==== DATA SHOWN ====
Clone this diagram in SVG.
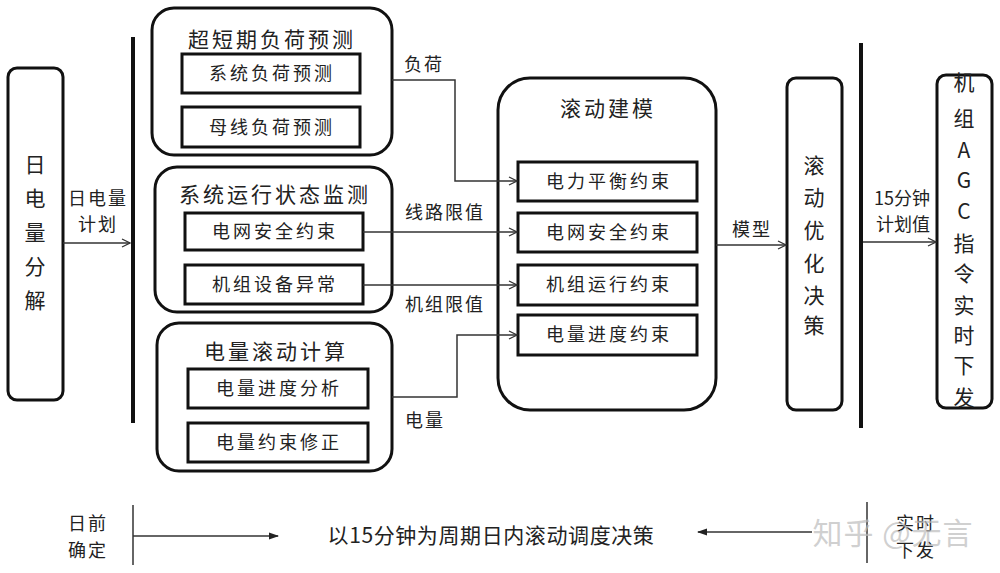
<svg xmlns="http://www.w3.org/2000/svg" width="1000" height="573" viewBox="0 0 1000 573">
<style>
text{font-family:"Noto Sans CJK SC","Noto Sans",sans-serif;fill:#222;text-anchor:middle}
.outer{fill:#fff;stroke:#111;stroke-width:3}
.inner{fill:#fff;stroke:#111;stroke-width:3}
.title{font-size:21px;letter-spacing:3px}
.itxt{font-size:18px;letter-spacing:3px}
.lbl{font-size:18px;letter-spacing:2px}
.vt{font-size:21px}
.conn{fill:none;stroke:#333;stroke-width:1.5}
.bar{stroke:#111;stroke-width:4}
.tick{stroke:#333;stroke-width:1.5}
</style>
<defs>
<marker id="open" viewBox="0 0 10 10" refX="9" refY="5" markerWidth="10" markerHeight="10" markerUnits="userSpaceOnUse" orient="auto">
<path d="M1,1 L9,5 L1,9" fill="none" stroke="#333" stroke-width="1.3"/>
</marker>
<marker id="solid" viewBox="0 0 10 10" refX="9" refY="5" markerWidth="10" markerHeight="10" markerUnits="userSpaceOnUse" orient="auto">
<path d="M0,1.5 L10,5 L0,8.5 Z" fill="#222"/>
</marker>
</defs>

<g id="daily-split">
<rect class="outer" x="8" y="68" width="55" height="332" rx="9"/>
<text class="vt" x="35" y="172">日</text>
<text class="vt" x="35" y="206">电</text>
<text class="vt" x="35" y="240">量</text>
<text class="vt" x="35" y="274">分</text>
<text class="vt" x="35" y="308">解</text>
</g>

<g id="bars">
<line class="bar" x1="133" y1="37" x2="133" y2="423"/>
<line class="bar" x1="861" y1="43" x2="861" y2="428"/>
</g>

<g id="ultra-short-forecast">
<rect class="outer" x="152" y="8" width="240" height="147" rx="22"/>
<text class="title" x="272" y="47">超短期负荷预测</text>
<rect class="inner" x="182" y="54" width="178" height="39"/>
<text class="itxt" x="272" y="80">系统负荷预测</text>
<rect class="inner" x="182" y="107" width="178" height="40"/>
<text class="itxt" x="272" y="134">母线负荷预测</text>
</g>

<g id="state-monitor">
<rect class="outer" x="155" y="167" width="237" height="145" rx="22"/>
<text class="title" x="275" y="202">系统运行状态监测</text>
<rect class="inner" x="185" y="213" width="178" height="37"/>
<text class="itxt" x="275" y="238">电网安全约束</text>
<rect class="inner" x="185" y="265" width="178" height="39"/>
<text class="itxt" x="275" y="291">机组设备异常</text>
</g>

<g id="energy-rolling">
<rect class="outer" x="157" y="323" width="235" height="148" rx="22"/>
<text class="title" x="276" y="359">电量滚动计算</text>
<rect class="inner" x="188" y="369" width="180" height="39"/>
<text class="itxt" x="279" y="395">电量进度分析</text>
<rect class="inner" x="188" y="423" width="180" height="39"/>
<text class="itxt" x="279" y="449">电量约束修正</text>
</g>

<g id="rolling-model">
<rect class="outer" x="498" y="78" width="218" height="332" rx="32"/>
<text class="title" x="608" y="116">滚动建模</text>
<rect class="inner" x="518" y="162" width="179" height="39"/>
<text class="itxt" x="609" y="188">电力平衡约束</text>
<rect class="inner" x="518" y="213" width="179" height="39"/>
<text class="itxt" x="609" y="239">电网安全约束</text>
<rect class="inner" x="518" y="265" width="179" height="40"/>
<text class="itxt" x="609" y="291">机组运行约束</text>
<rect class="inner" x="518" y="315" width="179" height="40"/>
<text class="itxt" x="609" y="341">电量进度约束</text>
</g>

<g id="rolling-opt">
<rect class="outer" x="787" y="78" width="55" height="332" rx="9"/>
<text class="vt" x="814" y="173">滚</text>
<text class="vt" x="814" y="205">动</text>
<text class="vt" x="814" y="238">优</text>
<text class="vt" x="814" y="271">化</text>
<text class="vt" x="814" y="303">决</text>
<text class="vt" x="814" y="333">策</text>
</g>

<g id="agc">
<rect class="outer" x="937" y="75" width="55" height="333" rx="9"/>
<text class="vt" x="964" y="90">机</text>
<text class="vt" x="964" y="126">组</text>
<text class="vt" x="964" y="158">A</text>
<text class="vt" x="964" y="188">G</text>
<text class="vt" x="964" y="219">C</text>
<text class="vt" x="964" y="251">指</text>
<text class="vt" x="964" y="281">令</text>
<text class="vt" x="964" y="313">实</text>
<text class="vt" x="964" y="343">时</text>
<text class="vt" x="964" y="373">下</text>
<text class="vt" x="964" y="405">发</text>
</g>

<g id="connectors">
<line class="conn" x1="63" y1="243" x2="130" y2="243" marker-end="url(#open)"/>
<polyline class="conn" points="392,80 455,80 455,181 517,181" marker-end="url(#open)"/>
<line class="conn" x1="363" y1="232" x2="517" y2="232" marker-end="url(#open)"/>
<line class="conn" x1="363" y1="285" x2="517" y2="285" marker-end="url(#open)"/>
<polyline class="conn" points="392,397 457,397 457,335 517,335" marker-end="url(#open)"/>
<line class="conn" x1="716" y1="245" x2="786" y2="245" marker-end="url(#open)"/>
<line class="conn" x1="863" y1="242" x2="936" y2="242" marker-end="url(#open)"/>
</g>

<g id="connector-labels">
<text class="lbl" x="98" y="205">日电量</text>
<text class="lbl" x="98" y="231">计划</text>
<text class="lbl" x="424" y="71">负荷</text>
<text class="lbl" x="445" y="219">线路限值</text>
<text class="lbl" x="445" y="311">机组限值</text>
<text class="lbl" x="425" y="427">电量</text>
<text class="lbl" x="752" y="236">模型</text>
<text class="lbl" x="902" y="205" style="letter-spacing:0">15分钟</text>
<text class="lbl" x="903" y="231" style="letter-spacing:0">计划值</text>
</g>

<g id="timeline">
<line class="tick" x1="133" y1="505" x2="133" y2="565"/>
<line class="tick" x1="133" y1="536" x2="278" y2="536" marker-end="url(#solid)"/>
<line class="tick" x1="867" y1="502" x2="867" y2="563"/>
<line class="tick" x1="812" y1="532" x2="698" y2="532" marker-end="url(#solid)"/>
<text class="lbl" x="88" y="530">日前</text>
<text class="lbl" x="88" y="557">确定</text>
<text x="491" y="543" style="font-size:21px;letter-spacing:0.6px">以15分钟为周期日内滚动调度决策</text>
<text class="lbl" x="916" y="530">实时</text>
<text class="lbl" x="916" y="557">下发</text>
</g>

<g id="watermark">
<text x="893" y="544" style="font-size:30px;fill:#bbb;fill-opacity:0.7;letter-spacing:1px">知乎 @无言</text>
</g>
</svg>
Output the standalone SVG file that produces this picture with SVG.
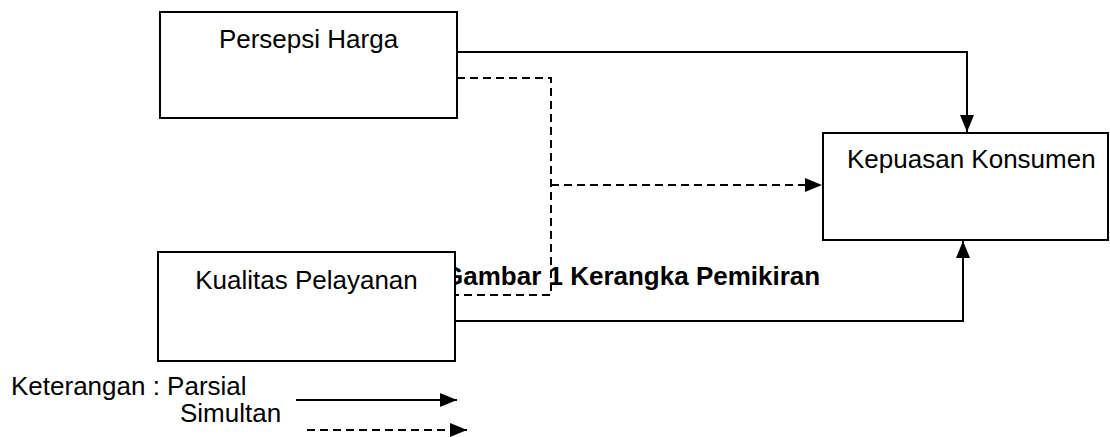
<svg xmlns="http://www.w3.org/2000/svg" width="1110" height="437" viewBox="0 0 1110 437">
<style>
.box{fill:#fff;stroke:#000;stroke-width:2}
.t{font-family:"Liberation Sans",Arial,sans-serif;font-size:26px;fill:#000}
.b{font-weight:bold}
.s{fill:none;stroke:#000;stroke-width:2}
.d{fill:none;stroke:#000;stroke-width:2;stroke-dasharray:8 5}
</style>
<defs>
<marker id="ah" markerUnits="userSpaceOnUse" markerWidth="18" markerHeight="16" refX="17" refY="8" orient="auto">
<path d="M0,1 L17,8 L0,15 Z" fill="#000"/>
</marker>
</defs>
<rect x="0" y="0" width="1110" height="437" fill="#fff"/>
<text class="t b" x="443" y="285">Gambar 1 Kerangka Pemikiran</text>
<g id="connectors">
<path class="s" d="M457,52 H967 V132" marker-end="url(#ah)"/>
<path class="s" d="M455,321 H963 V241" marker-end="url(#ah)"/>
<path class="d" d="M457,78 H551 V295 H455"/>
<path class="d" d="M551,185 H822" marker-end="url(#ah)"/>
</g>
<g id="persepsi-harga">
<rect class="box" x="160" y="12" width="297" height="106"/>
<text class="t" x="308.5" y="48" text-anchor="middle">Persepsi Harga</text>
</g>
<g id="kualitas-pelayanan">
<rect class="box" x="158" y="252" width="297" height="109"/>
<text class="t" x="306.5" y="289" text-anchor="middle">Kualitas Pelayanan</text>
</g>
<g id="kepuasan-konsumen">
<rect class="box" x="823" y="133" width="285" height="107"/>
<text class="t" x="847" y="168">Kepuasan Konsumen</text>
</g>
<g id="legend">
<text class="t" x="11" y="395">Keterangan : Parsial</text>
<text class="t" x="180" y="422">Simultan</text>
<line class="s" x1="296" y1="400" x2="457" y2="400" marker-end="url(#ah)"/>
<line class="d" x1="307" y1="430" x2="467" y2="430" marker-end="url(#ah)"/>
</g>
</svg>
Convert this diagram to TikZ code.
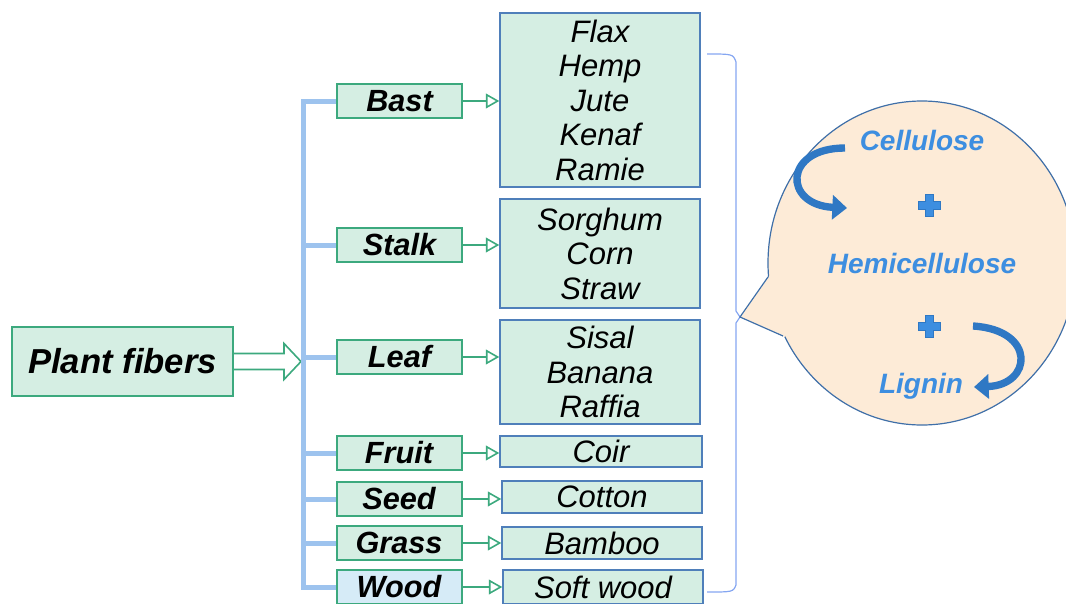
====
- **AIM OF THE TASK**:
Take the line that contains "Output the standalone" and every line after it to the end of the records above; quote them exactly, leaving out the pictures.

- **THE COMPLETED TASK**:
Output the standalone SVG file that produces this picture with SVG.
<svg xmlns="http://www.w3.org/2000/svg" width="1110" height="437" viewBox="0 0 1110 437">
<style>
.box{fill:#fff;stroke:#000;stroke-width:2}
.t{font-family:"Liberation Sans",Arial,sans-serif;font-size:26px;fill:#000}
.b{font-weight:bold}
.s{fill:none;stroke:#000;stroke-width:2}
.d{fill:none;stroke:#000;stroke-width:2;stroke-dasharray:8 5}
</style>
<defs>
<marker id="ah" markerUnits="userSpaceOnUse" markerWidth="18" markerHeight="16" refX="17" refY="8" orient="auto">
<path d="M0,1 L17,8 L0,15 Z" fill="#000"/>
</marker>
</defs>
<rect x="0" y="0" width="1110" height="437" fill="#fff"/>
<text class="t b" x="443" y="285">Gambar 1 Kerangka Pemikiran</text>
<g id="connectors">
<path class="s" d="M457,52 H967 V132" marker-end="url(#ah)"/>
<path class="s" d="M455,321 H963 V241" marker-end="url(#ah)"/>
<path class="d" d="M457,78 H551 V295 H455"/>
<path class="d" d="M551,185 H822" marker-end="url(#ah)"/>
</g>
<g id="persepsi-harga">
<rect class="box" x="160" y="12" width="297" height="106"/>
<text class="t" x="308.5" y="48" text-anchor="middle">Persepsi Harga</text>
</g>
<g id="kualitas-pelayanan">
<rect class="box" x="158" y="252" width="297" height="109"/>
<text class="t" x="306.5" y="289" text-anchor="middle">Kualitas Pelayanan</text>
</g>
<g id="kepuasan-konsumen">
<rect class="box" x="823" y="133" width="285" height="107"/>
<text class="t" x="847" y="168">Kepuasan Konsumen</text>
</g>
<g id="legend">
<text class="t" x="11" y="395">Keterangan : Parsial</text>
<text class="t" x="180" y="422">Simultan</text>
<line class="s" x1="296" y1="400" x2="457" y2="400" marker-end="url(#ah)"/>
<line class="d" x1="307" y1="430" x2="467" y2="430" marker-end="url(#ah)"/>
</g>
</svg>
Convert this diagram to TikZ code.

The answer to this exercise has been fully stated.